Striving to get along
Some excellent points about retailer and supplier relationships were brought up at a roundtable discussion held at the Private Label Manufacturer Association’s (PLMA) 2019 Annual Meeting & Leadership Conference held recently in Pebble Beach, Calif.
The roundtable was billed as the “Anniversary Panel,” as the PLMA was celebrating its 40th anniversary at the meeting. It was moderated by food industry consultants Michael Sansolo and Donna George, and included five private label veterans (some retired) who weren’t afraid to discuss some of the industry’s biggest happenings and challenges throughout the years.
One of the challenges discussed was relationships between retailers and suppliers. Of course, some retailers and suppliers will view relationships as golden opportunities to establish long-term (hopefully) deals that will lead to innovative private-branded products.
Regarding relationships, roundtable participant Tom Ewing, director of retail channel businesses for T. Marzetti Co., which provides salad dressings, dips and other products for private brands, said manufacturers believe that retailers need to cooperate more, and retailers believe that manufacturers need to have better prices.
“I don’t think that will ever change,” he added, noting that he understands that competition always forces retailers to keep an eye on their numbers and bottom lines, which is why they have to be concerned about prices.
But Ewing’s takeaway was clear: Even though retailers and manufacturers might be on the opposite side of the fence at times, they need to understand why that might occur.
From an innovation standpoint, roundtable participant James Tomshack, the former senior vice president of sales for Allegan, Mich.-based Perrigo Co., which offers private-branded pharmaceuticals, stressed that manufacturers must play a big role in innovation because they know more about their products than retailers ever will.
“The retailers understand the retail environment and their shoppers,” Tomshack said. “But the manufacturers understand their categories. So the manufacturers bring that [knowledge] to the retailers, and that’s how you move the conversation.”
It’s also imperative that retailers and manufacturers talk about consumer insights, he added. If they don’t, then all they might talk about is price, which is not a good thing.
“[Talk about] consumer insights leads to innovation,” Tomshack stressed.

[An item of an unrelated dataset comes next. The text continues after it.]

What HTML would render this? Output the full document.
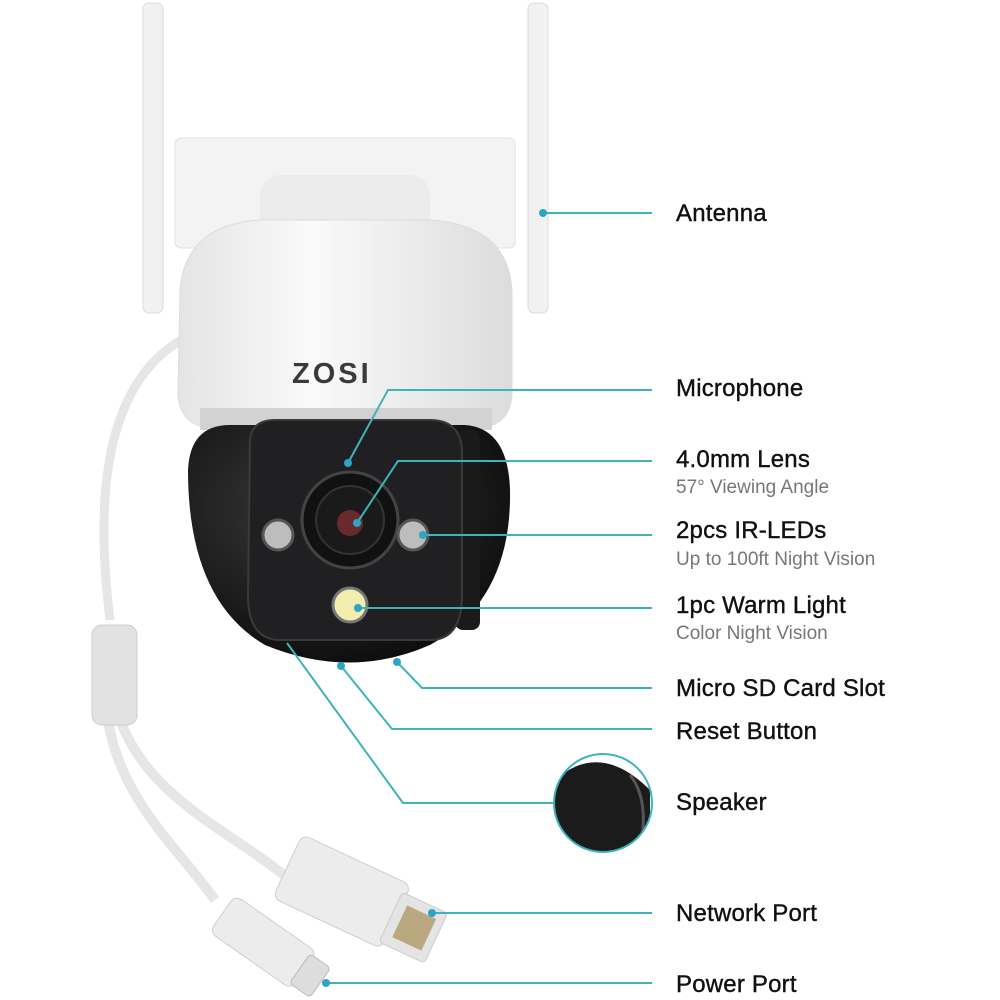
<!DOCTYPE html>
<html><head><style>
body{margin:0;width:1000px;height:1000px;background:#fff;overflow:hidden;position:relative;font-family:"Liberation Sans",sans-serif}
.l{position:absolute;left:676px;font-size:24px;color:#111;line-height:1;white-space:nowrap;letter-spacing:0.2px;-webkit-text-stroke:0.4px #111}
.s{position:absolute;left:676px;font-size:19px;color:#777;line-height:1;white-space:nowrap}
</style></head><body>
<svg width="1000" height="1000" style="position:absolute;left:0;top:0">
<defs>
<radialGradient id="ball" cx="0.4" cy="0.35" r="0.7"><stop offset="0" stop-color="#3a3a3c"/><stop offset="1" stop-color="#0c0c0d"/></radialGradient>
<linearGradient id="dome" x1="0" x2="1"><stop offset="0" stop-color="#e4e4e4"/><stop offset="0.4" stop-color="#fafafa"/><stop offset="1" stop-color="#dcdcdc"/></linearGradient>
</defs>
<path d="M190 335 C120 370 90 460 110 620" stroke="#e6e6e6" stroke-width="9" fill="none"/>
<path d="M120 720 C150 800 230 830 290 880" stroke="#e6e6e6" stroke-width="10" fill="none"/>
<path d="M108 720 C120 800 180 850 215 900" stroke="#e6e6e6" stroke-width="10" fill="none"/>
<rect x="92" y="625" width="45" height="100" rx="10" fill="#e2e2e2" stroke="#ccc"/>
<g transform="rotate(25 360 900)">
<rect x="280" y="865" width="120" height="70" rx="8" fill="#ececec" stroke="#cfcfcf"/>
<rect x="395" y="875" width="50" height="55" rx="4" fill="#e4e4e4" stroke="#ccc"/>
<rect x="405" y="885" width="32" height="35" fill="#b9a880"/>
</g>
<g transform="rotate(35 270 950)">
<rect x="210" y="925" width="100" height="45" rx="8" fill="#ececec" stroke="#cfcfcf"/>
<rect x="305" y="930" width="25" height="36" rx="4" fill="#ddd" stroke="#bbb"/>
</g>
<rect x="143" y="3" width="20" height="310" rx="6" fill="#f1f1f1" stroke="#ddd"/>
<rect x="528" y="3" width="20" height="310" rx="6" fill="#f1f1f1" stroke="#ddd"/>
<rect x="175" y="138" width="340" height="110" rx="6" fill="#f3f3f3" stroke="#e0e0e0"/>
<rect x="260" y="175" width="170" height="60" rx="20" fill="#ececec"/>
<path d="M180 290 Q185 225 260 220 L430 220 Q508 225 512 290 L512 395 Q510 425 480 428 L210 428 Q180 425 178 395 Z" fill="url(#dome)" stroke="#ddd"/>
<rect x="200" y="408" width="292" height="22" fill="#d2d2d2"/>
<text x="292" y="383" font-family="Liberation Sans" font-weight="bold" font-size="29" fill="#3a3a3a" letter-spacing="3">ZOSI</text>
<path d="M188 470 Q190 425 230 425 L465 425 Q508 428 510 490 Q512 600 430 645 Q350 680 265 645 Q188 600 188 470 Z" fill="url(#ball)"/>
<rect x="455" y="430" width="25" height="200" rx="8" fill="#1a1a1a"/>
<path d="M250 440 Q252 420 275 420 L430 420 Q460 420 462 450 L462 600 Q460 640 430 640 L280 640 Q250 640 248 600 Z" fill="#202022" stroke="#3a3a3a" stroke-width="2"/>
<circle cx="350" cy="520" r="48" fill="#111" stroke="#444" stroke-width="3"/>
<circle cx="350" cy="520" r="34" fill="#1a1a1a" stroke="#333" stroke-width="2"/>
<circle cx="350" cy="523" r="13" fill="#6a2a2c"/>
<circle cx="278" cy="535" r="15" fill="#bdbdbd" stroke="#555" stroke-width="3"/>
<circle cx="413" cy="535" r="15" fill="#bdbdbd" stroke="#555" stroke-width="3"/>
<circle cx="350" cy="605" r="17" fill="#f3eeae" stroke="#777" stroke-width="3"/>
<g stroke="#3fb3ba" stroke-width="2" fill="none">
<path d="M543 213 H652"/>
<path d="M348 463 L388 390 H652"/>
<path d="M357 523 L398 461 H652"/>
<path d="M423 535 H652"/>
<path d="M358 608 H652"/>
<path d="M397 662 L422 688 H652"/>
<path d="M341 666 L392 729 H652"/>
<path d="M287 643 L403 803 H553"/>
<path d="M432 913 H652"/>
<path d="M326 983 H652"/>
</g>
<g fill="#2aa6c4">
<circle cx="543" cy="213" r="4"/><circle cx="348" cy="463" r="4"/><circle cx="357" cy="523" r="4"/>
<circle cx="423" cy="535" r="4"/><circle cx="358" cy="608" r="4"/><circle cx="397" cy="662" r="4"/>
<circle cx="341" cy="666" r="4"/><circle cx="432" cy="913" r="4"/><circle cx="326" cy="983" r="4"/>
</g>
<clipPath id="c"><circle cx="603" cy="803" r="49"/></clipPath>
<g clip-path="url(#c)"><rect x="550" y="750" width="110" height="110" fill="#fff"/>
<path d="M555 780 Q600 740 650 790 L650 860 L555 860 Z" fill="#1b1b1c"/>
<path d="M630 775 Q650 800 640 850" stroke="#555" stroke-width="3" fill="none"/></g>
<circle cx="603" cy="803" r="49" stroke="#3fb3ba" stroke-width="2" fill="none"/>
</svg>
<div class="l" style="top:202px">Antenna</div>
<div class="l" style="top:377px">Microphone</div>
<div class="l" style="top:448px">4.0mm Lens</div>
<div class="s" style="top:478px">57° Viewing Angle</div>
<div class="l" style="top:519px">2pcs IR-LEDs</div>
<div class="s" style="top:550px">Up to 100ft Night Vision</div>
<div class="l" style="top:594px">1pc Warm Light</div>
<div class="s" style="top:624px">Color Night Vision</div>
<div class="l" style="top:677px">Micro SD Card Slot</div>
<div class="l" style="top:720px">Reset Button</div>
<div class="l" style="top:791px">Speaker</div>
<div class="l" style="top:902px">Network Port</div>
<div class="l" style="top:973px">Power Port</div>
</body></html>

Roundtable participant Raymond Swain, vice president of corporate procurement at Commerce, Calif.-based Smart & Final, which operates about 300 grocery and foodservice stores in several Western states, said he “wholeheartedly concurs” that retailer and manufacturer discussions need to be a two-way street.
“We put a lot of work into finding out who are customers are, but there has to be collaboration between manufacturers and retailers,” he said, agreeing with Tomshack that, yes, manufacturers know more about their products than retailers do.
Tomshack said that retailers and manufacturers must strive to form distinct relationships.
“You can’t as a retailer or manufacturer treat everyone the same,” he added. “You have to develop partnerships.”